The proponents of stem cell research on the one hand claim that ALL ethical questions are trivial and then want to force tax payers to fund the research despite their own ethical questions. If all ethical questions are irrelevant, and embryonic stem cell research is all that, then the private marketplace really is the best place for embryonic stem cell research.
The fact that proponents are so forceful in supporting government hand outs tells me that maybe their position really isn't all that.


Tom Douthat said...

Hi, Mike. A great, forcefully-argued post. I look forward to exploring the rest of your blog.

Thanks for the shout-out, and for getting the whole thread started over at Redstate. I think it's been a productive discussion over there.

Janet Crutcher said...

It is true that some, including Bush, view human embryos as morally equivalent to born human persons although the natural loss of an embryo in normal human reproduction is not recognized as a death that requires a funeral, and the disposal of human embryos after completion of infertility treatments is not treated as murder by the legal system.
Bush finds it immoral to use embryos that are going to be discarded, due to legalization of abortion in the United States, for research, and that is a shame.
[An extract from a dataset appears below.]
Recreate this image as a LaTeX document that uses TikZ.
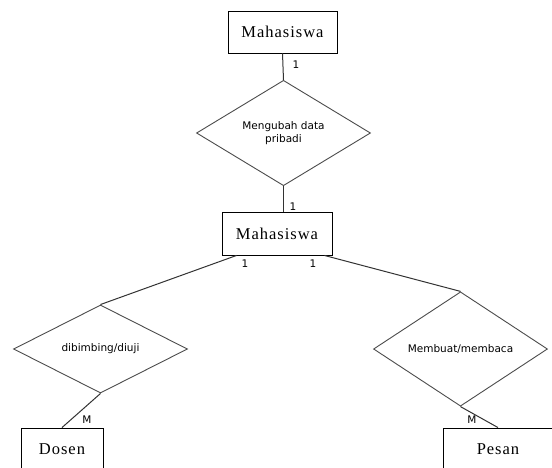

He, however, finds it perfectly moral to send already born men and women to fight wars half way around the world, most of which well never come back alive, or with their extremities intact. Those very same man and women could use the advances that stem cell research could offer them. Why are our military in Iraq again? I forget!
Bush doesn't believe that tax payer funds should be used for research in which human life is destroyed, yet he is using tax payer funds to send already born men and women on ,basically, suicide missions in Iraq in which human life is going to be destroyed. What is up with that?? The man needs serious psychological help immediately.
Thank God we only have 11 months and 22 days left to go as of today.
Janet Crutcher

mike volpe said...

Only someone way left would try and inject Iraq into a debate on Embryonic stem cell research.

Bill O'Reilly is fond of saying don't excuse bad behavior by pointing to other bad behavior. Whatever your position on Iraq is, it has no relevance into the debate on embryonic stem cell research. This sort of trojan horse arguement is weak and done by people that usually have no grasp of the issue at hand.